Areca Roe is an artist based in Minneapolis, Minnesota. A recurrent theme in her work is the interface between the natural and human domains, and works with photography, video, sculpture, and installation. Roe received her MFA in studio arts, with an emphasis on photography, from University of Minnesota in 2011, and is now a professor of photography at Minnesota State University, Mankato. She has exhibited throughout the region as well as nationally and internationally, and recently became a member of the Rosalux Gallery artist collective in Minneapolis. Roe has also received several grants and fellowships in support of her work, including the Minnesota State Arts Board Artist Initiative Grant and the Art(ists) on the Verge Fellowship.
Housebroken
My art practice engages with our culture’s relationship (or lack thereof) with the natural world. This relationship is a complex one—we require and revere it, but we simultaneously destroy it. Perhaps above all, we have separated ourselves from the natural world, and from this comes a desire to reconnect with and return to wildness. In my work, I explore how these barriers and desires manifest themselves in our lives and our society. I am specifically interested in the relationship between humans and animals—in a myriad of ways, we try to create connections between animals and ourselves.
In this series, Housebroken, I have been photographing unusual pets in their domestic environments. Some people are drawn to create a relationship and share a home with creatures like snakes, turtles, potbellied pigs, and ferrets. The pets are fascinating animals, to be sure, but their relationship with the owners has an element of ambiguity—it is not as clear and established as the companionship and comfort offered by dogs and cats. Why choose to make such strong and intimate connections with these odd creatures? What does the owner find so alluring about a snake, despite the fact that it does not return the owner’s affection in a way we could recognize?

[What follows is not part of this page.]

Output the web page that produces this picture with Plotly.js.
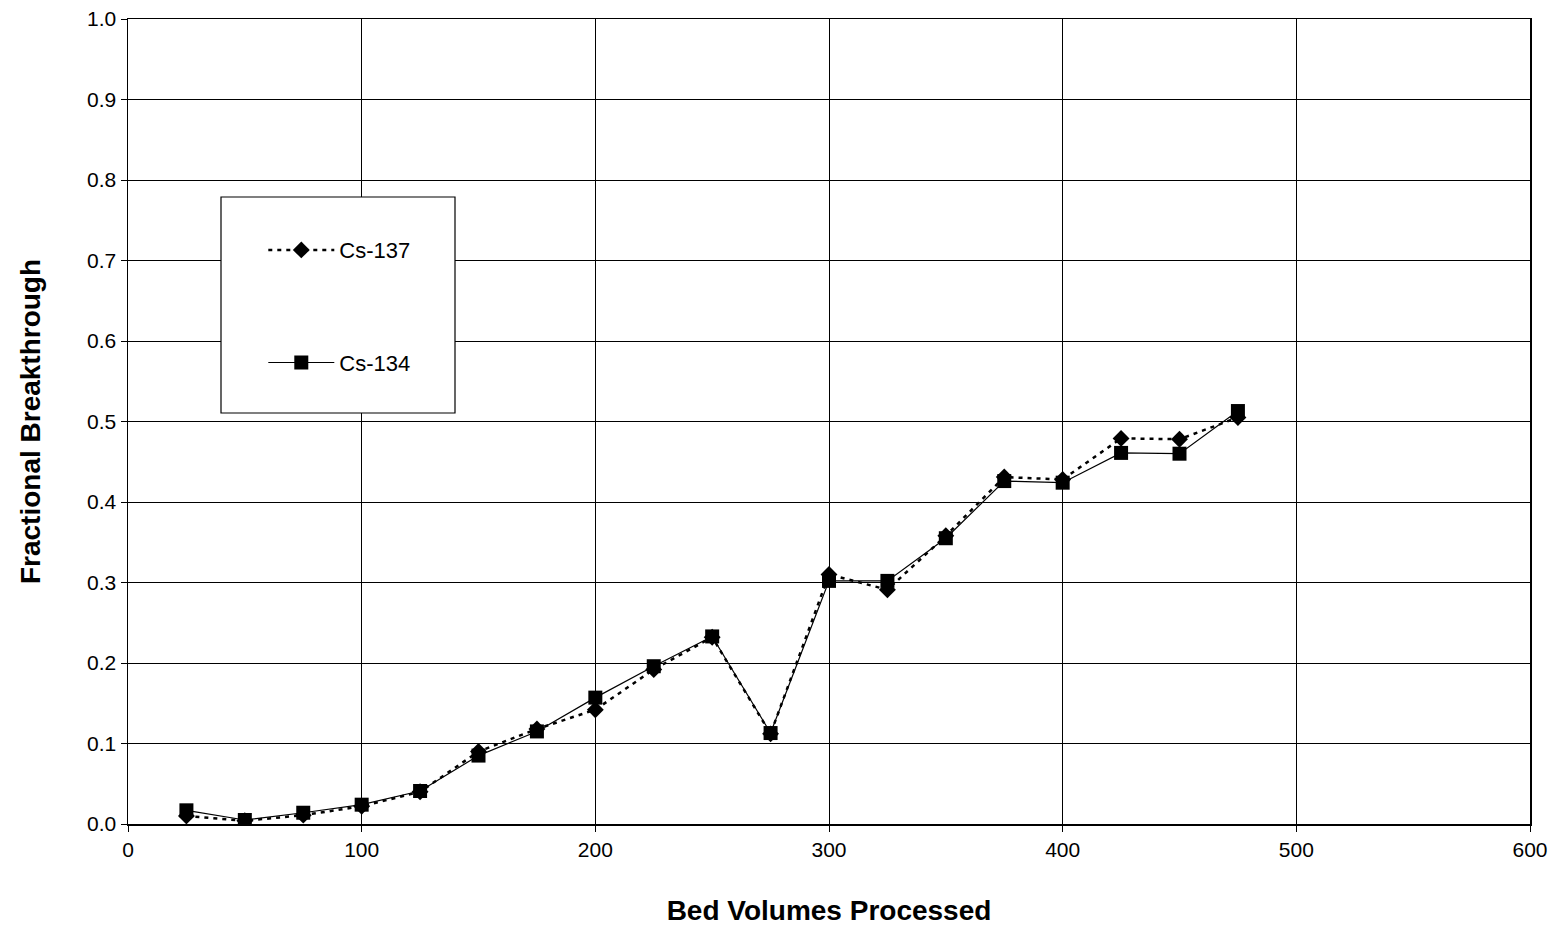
<!DOCTYPE html>
<html>
<head>
<meta charset="utf-8">
<script src="https://cdn.plot.ly/plotly-3.0.1.min.js"></script>
<style>html,body{margin:0;padding:0;background:#fff;}#chart{width:1555px;height:930px;}</style>
</head>
<body>
<div id="chart"></div>
<script>
const bedVolumes = [25, 50, 75, 100, 125, 150, 175, 200, 225, 250, 275, 300, 325, 350, 375, 400, 425, 450, 475];
const cs137 = [0.010, 0.004, 0.011, 0.022, 0.040, 0.090, 0.118, 0.142, 0.192, 0.232, 0.112, 0.310, 0.291, 0.358, 0.431, 0.428, 0.479, 0.478, 0.505];
const cs134 = [0.017, 0.005, 0.014, 0.024, 0.041, 0.085, 0.115, 0.157, 0.196, 0.233, 0.113, 0.302, 0.302, 0.355, 0.426, 0.424, 0.461, 0.460, 0.513];
const xTicks = [0, 100, 200, 300, 400, 500, 600];
const yTicks = [0, 0.1, 0.2, 0.3, 0.4, 0.5, 0.6, 0.7, 0.8, 0.9, 1.0];
const seriesNames = ['Cs-137', 'Cs-134'];

const font = 'Liberation Sans, Arial, sans-serif';
const traces = [
  {
    x: bedVolumes, y: cs137, name: seriesNames[0], type: 'scatter', mode: 'lines+markers',
    line: {color: '#000', width: 2.5, dash: '4px,5px'},
    marker: {symbol: 'diamond', size: 13, color: '#000'},
    legendgroup: 'a'
  },
  {
    x: bedVolumes, y: cs134, name: seriesNames[1], type: 'scatter', mode: 'lines+markers',
    line: {color: '#000', width: 1.2},
    marker: {symbol: 'square', size: 14, color: '#000'},
    legendgroup: 'b'
  }
];
const axisCommon = {
  showline: true, linecolor: '#000', linewidth: 1.5, mirror: true,
  showgrid: true, gridcolor: '#000', gridwidth: 1,
  ticks: 'outside', ticklen: 6, tickcolor: '#000',
  zeroline: false,
  tickfont: {family: font, size: 21, color: '#000'}
};
const layout = {
  width: 1555, height: 930,
  margin: {l: 128, r: 25, t: 19, b: 106},
  paper_bgcolor: '#fff', plot_bgcolor: '#fff',
  showlegend: true,
  xaxis: Object.assign({}, axisCommon, {
    range: [0, 600], tickvals: xTicks, ticktext: xTicks.map(String),
    title: {text: '<b>Bed Volumes Processed</b>', font: {family: font, size: 28, color: '#000'}, standoff: 40}
  }),
  yaxis: Object.assign({}, axisCommon, {
    range: [0, 1.0], tickvals: yTicks, ticktext: yTicks.map(v => v.toFixed(1)),
    title: {text: '<b>Fractional Breakthrough</b>', font: {family: font, size: 28, color: '#000'}, standoff: 38}
  }),
  legend: {
    x: 0.0965, y: 0.739, xanchor: 'left', yanchor: 'top',
    bgcolor: 'rgba(0,0,0,0)', borderwidth: 0,
    traceorder: 'grouped', tracegroupgap: 81,
    font: {family: font, size: 22, color: '#000'},
    itemwidth: 66
  },
  shapes: [{
    type: 'rect', xref: 'paper', yref: 'paper',
    x0: (221 - 128) / 1402, x1: (455 - 128) / 1402,
    y0: (824 - 413) / 805, y1: (824 - 197) / 805,
    line: {color: '#000', width: 1.2}, fillcolor: '#fff', layer: 'above'
  }]
};
Plotly.newPlot('chart', traces, layout, {displayModeBar: false, staticPlot: true});
</script>
</body>
</html>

In these photographs the autonomy and individuality of the pets are in the foreground, and human presence is minimized. There is also a tension between the apparent wildness of the creature and its tame, mundane surroundings of soft textures and clutter. Conversely, some of the animals almost blend into their domestic surroundings, as if their camouflage has adapted to the new environment. I collaborated with the owners in choosing the photo locations, backgrounds, and scenarios within the home.